3. Is it any surprise to you that the elected office of strategos (commander) is going to rise in prestige?

4. Is it any surprise to you that that office will be held so many times by Pericles that they have to abolish the old 1/tribe ratio so that someone else from his tribe gets to be one?

D. How did Pericles stay in power?

1. His reforms WERE popular...with the mass of the voters, whom Pericles henceforth had to keep happy.

a) Flattery: the mass juries of the heliaea courts, with the pleaders groveling and scraping before the sovereign voter/jurors (seeds of the need for modern higher education--the edge!).

b) Payment for the jury duty and the political offices--from Empire funds!

c) Continuation of the overseas expansion

(1) Wages as rowers, shipwrights, and outfitters for the "Naval mob" <1NAUTIKOS O)XLOS>1 the "Old Timocrat (Oligarch) complained about in that Ps. Xenophon Athenaion Politea I told you about.

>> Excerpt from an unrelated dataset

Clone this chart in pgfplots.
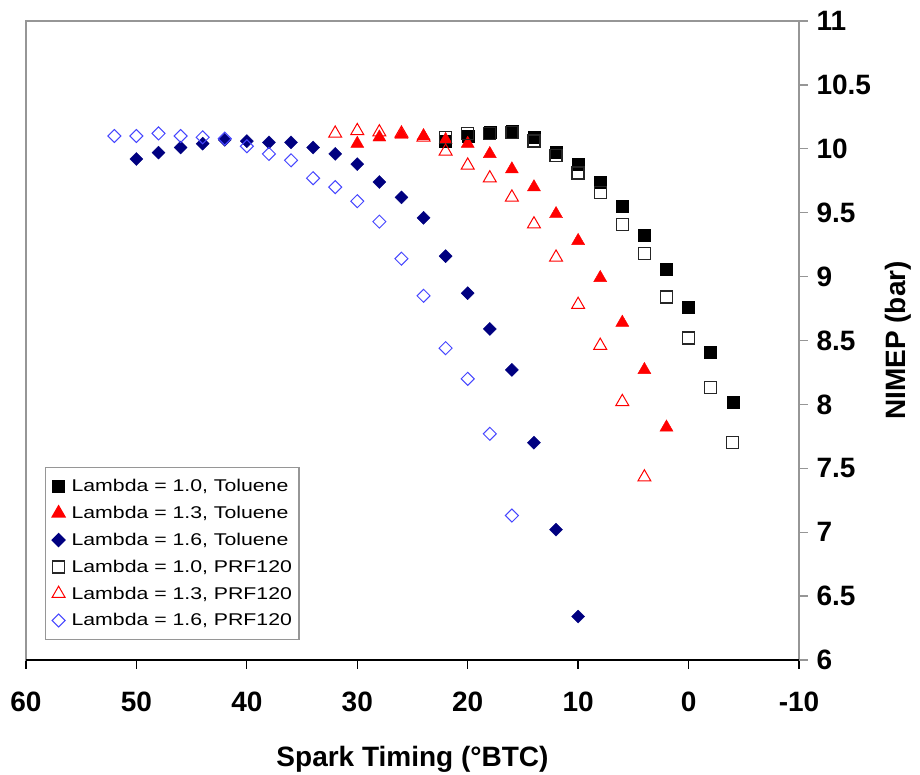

(2) LOOOT! Loot loot loot loot!

(3) Cleruchies abroad: one minute you're nothing in Athens, the next minute you've got a farm and the people who farmed it previously working to make you wealthier.

(a) Scyros, Eion had been Cimon's idea, but probably for military necessity

(b) Naxos, Andros, Carystos, the Thracian Chersonese (again!), Lemons and Imbros were all Pericles.

(4) Mind you, if you want to find something that people in the Athenian Empire RESENTED... And we have the evidence of that when the Athenian tribute lists inscribed every year (where the people could see them!) start losing entries or the numbers just don't add up.